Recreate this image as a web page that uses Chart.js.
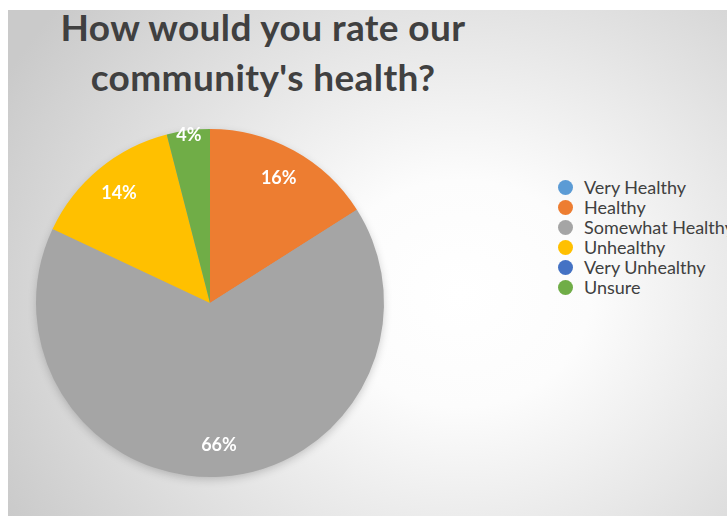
<!DOCTYPE html>
<html>
<head>
<meta charset="utf-8">
<title>Community health survey</title>
<script src="https://cdn.jsdelivr.net/npm/chart.js@4.4.1/dist/chart.umd.min.js"></script>
<style>
    html, body { margin: 0; padding: 0; background: #fff; overflow: hidden; }
    body { width: 727px; height: 516px; position: relative; font-family: Lato, "Open Sans", sans-serif; }
    .slide {
        position: absolute; left: 8px; top: 10px; right: 0; bottom: 0;
        background: radial-gradient(ellipse 72% 90% at 63% 56%, #ffffff 0%, #fcfcfc 25%, #e6e6e6 58%, #cacaca 100%);
    }
    .judul {
        position: absolute; left: 0; top: 2px; width: 526px; margin: 0;
        text-align: center; color: #404040;
        font: bold 37px/50px Lato, sans-serif; letter-spacing: 0.4px;
    }
    .chart-box { position: absolute; left: 0; top: 0; width: 524px; height: 516px; }
    #legend {
        position: absolute; left: 558px; top: 177px;
        list-style: none; margin: 0; padding: 0;
        white-space: nowrap; color: #404040; font-size: 18px;
    }
    #legend li { display: flex; align-items: center; height: 20px; }
    #legend .dot { width: 15px; height: 15px; border-radius: 50%; margin-right: 11px; flex: none; }
</style>
</head>
<body>
<div class="slide"></div>
<h1 class="judul" id="judul"></h1>
<div class="chart-box"><canvas id="healthChart"></canvas></div>
<ul id="legend"></ul>

<script>
const kategori = ['Very Healthy', 'Healthy', 'Somewhat Healthy', 'Unhealthy', 'Very Unhealthy', 'Unsure'];
const persen = [0, 16, 66, 14, 0, 4];
const warna = ['#5B9BD5', '#ED7D31', '#A5A5A5', '#FFC000', '#4472C4', '#70AD47'];
const judul = ['How would you rate our', "community's health?"];

document.getElementById('judul').innerHTML = judul.join('<br>');

// soft shadow disc under the pie
const bayangan = {
    id: 'bayangan',
    beforeDatasetsDraw(chart) {
        const arc = chart.getDatasetMeta(0).data[0];
        if (!arc) return;
        const p = arc.getProps(['x', 'y', 'outerRadius'], true);
        const ctx = chart.ctx;
        ctx.save();
        ctx.shadowColor = 'rgba(0,0,0,0.22)';
        ctx.shadowBlur = 10;
        ctx.shadowOffsetY = 3;
        ctx.fillStyle = '#a5a5a5';
        ctx.beginPath();
        ctx.arc(p.x, p.y, p.outerRadius - 1, 0, Math.PI * 2);
        ctx.fill();
        ctx.restore();
    }
};

// percentage labels inside each slice, small slices pushed out to the rim
const labelPersen = {
    id: 'labelPersen',
    afterDatasetsDraw(chart) {
        const ctx = chart.ctx;
        const meta = chart.getDatasetMeta(0);
        ctx.save();
        ctx.font = 'bold 18px Lato';
        ctx.fillStyle = '#ffffff';
        ctx.textAlign = 'center';
        ctx.textBaseline = 'middle';
        meta.data.forEach((arc, i) => {
            const nilai = chart.data.datasets[0].data[i];
            if (!nilai) return;
            const p = arc.getProps(['x', 'y', 'startAngle', 'endAngle', 'outerRadius'], true);
            const mid = (p.startAngle + p.endAngle) / 2;
            const jarak = p.outerRadius * (nilai < 5 ? 0.97 : 0.82);
            ctx.fillText(nilai + '%', p.x + Math.cos(mid) * jarak, p.y + Math.sin(mid) * jarak);
        });
        ctx.restore();
    }
};

const myChart = new Chart(document.getElementById('healthChart'), {
    type: 'pie',
    data: {
        labels: kategori,
        datasets: [{
            data: persen,
            backgroundColor: warna,
            borderWidth: 0
        }]
    },
    options: {
        responsive: true, maintainAspectRatio: false, animation: false,
        layout: { padding: { left: 36, right: 140, top: 129, bottom: 39 } },
        plugins: {
            legend: { display: false },
            tooltip: { enabled: false }
        }
    },
    plugins: [bayangan, labelPersen]
});

// legend list built from the chart's own legend items
const legendEl = document.getElementById('legend');
myChart.options.plugins.legend.labels.generateLabels(myChart).forEach(item => {
    legendEl.innerHTML += `<li><span class="dot" style="background:${item.fillStyle}"></span>${item.text}</li>`;
});
</script>
</body>
</html>
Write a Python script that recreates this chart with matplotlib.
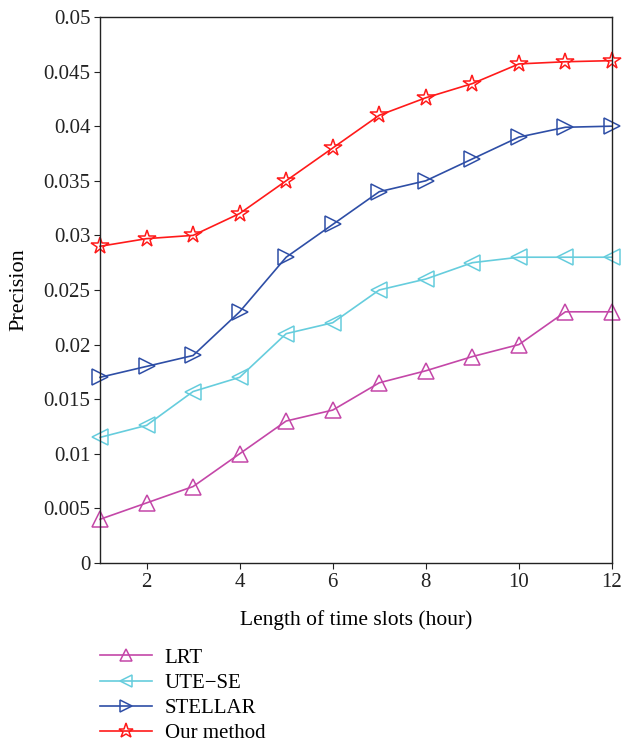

→ TASK DESCRIPTION:
Reproduce every record above exactly, but leave out the pictures.

→ OUTPUT OF THE TASK:
Recreate this image as a web page that uses Chart.js.
<!DOCTYPE html>
<html>
<head>
<meta charset="utf-8">
<title>Community health survey</title>
<script src="https://cdn.jsdelivr.net/npm/chart.js@4.4.1/dist/chart.umd.min.js"></script>
<style>
    html, body { margin: 0; padding: 0; background: #fff; overflow: hidden; }
    body { width: 727px; height: 516px; position: relative; font-family: Lato, "Open Sans", sans-serif; }
    .slide {
        position: absolute; left: 8px; top: 10px; right: 0; bottom: 0;
        background: radial-gradient(ellipse 72% 90% at 63% 56%, #ffffff 0%, #fcfcfc 25%, #e6e6e6 58%, #cacaca 100%);
    }
    .judul {
        position: absolute; left: 0; top: 2px; width: 526px; margin: 0;
        text-align: center; color: #404040;
        font: bold 37px/50px Lato, sans-serif; letter-spacing: 0.4px;
    }
    .chart-box { position: absolute; left: 0; top: 0; width: 524px; height: 516px; }
    #legend {
        position: absolute; left: 558px; top: 177px;
        list-style: none; margin: 0; padding: 0;
        white-space: nowrap; color: #404040; font-size: 18px;
    }
    #legend li { display: flex; align-items: center; height: 20px; }
    #legend .dot { width: 15px; height: 15px; border-radius: 50%; margin-right: 11px; flex: none; }
</style>
</head>
<body>
<div class="slide"></div>
<h1 class="judul" id="judul"></h1>
<div class="chart-box"><canvas id="healthChart"></canvas></div>
<ul id="legend"></ul>

<script>
const kategori = ['Very Healthy', 'Healthy', 'Somewhat Healthy', 'Unhealthy', 'Very Unhealthy', 'Unsure'];
const persen = [0, 16, 66, 14, 0, 4];
const warna = ['#5B9BD5', '#ED7D31', '#A5A5A5', '#FFC000', '#4472C4', '#70AD47'];
const judul = ['How would you rate our', "community's health?"];

document.getElementById('judul').innerHTML = judul.join('<br>');

// soft shadow disc under the pie
const bayangan = {
    id: 'bayangan',
    beforeDatasetsDraw(chart) {
        const arc = chart.getDatasetMeta(0).data[0];
        if (!arc) return;
        const p = arc.getProps(['x', 'y', 'outerRadius'], true);
        const ctx = chart.ctx;
        ctx.save();
        ctx.shadowColor = 'rgba(0,0,0,0.22)';
        ctx.shadowBlur = 10;
        ctx.shadowOffsetY = 3;
        ctx.fillStyle = '#a5a5a5';
        ctx.beginPath();
        ctx.arc(p.x, p.y, p.outerRadius - 1, 0, Math.PI * 2);
        ctx.fill();
        ctx.restore();
    }
};

// percentage labels inside each slice, small slices pushed out to the rim
const labelPersen = {
    id: 'labelPersen',
    afterDatasetsDraw(chart) {
        const ctx = chart.ctx;
        const meta = chart.getDatasetMeta(0);
        ctx.save();
        ctx.font = 'bold 18px Lato';
        ctx.fillStyle = '#ffffff';
        ctx.textAlign = 'center';
        ctx.textBaseline = 'middle';
        meta.data.forEach((arc, i) => {
            const nilai = chart.data.datasets[0].data[i];
            if (!nilai) return;
            const p = arc.getProps(['x', 'y', 'startAngle', 'endAngle', 'outerRadius'], true);
            const mid = (p.startAngle + p.endAngle) / 2;
            const jarak = p.outerRadius * (nilai < 5 ? 0.97 : 0.82);
            ctx.fillText(nilai + '%', p.x + Math.cos(mid) * jarak, p.y + Math.sin(mid) * jarak);
        });
        ctx.restore();
    }
};

const myChart = new Chart(document.getElementById('healthChart'), {
    type: 'pie',
    data: {
        labels: kategori,
        datasets: [{
            data: persen,
            backgroundColor: warna,
            borderWidth: 0
        }]
    },
    options: {
        responsive: true, maintainAspectRatio: false, animation: false,
        layout: { padding: { left: 36, right: 140, top: 129, bottom: 39 } },
        plugins: {
            legend: { display: false },
            tooltip: { enabled: false }
        }
    },
    plugins: [bayangan, labelPersen]
});

// legend list built from the chart's own legend items
const legendEl = document.getElementById('legend');
myChart.options.plugins.legend.labels.generateLabels(myChart).forEach(item => {
    legendEl.innerHTML += `<li><span class="dot" style="background:${item.fillStyle}"></span>${item.text}</li>`;
});
</script>
</body>
</html>
Write a Python script that recreates this chart with matplotlib.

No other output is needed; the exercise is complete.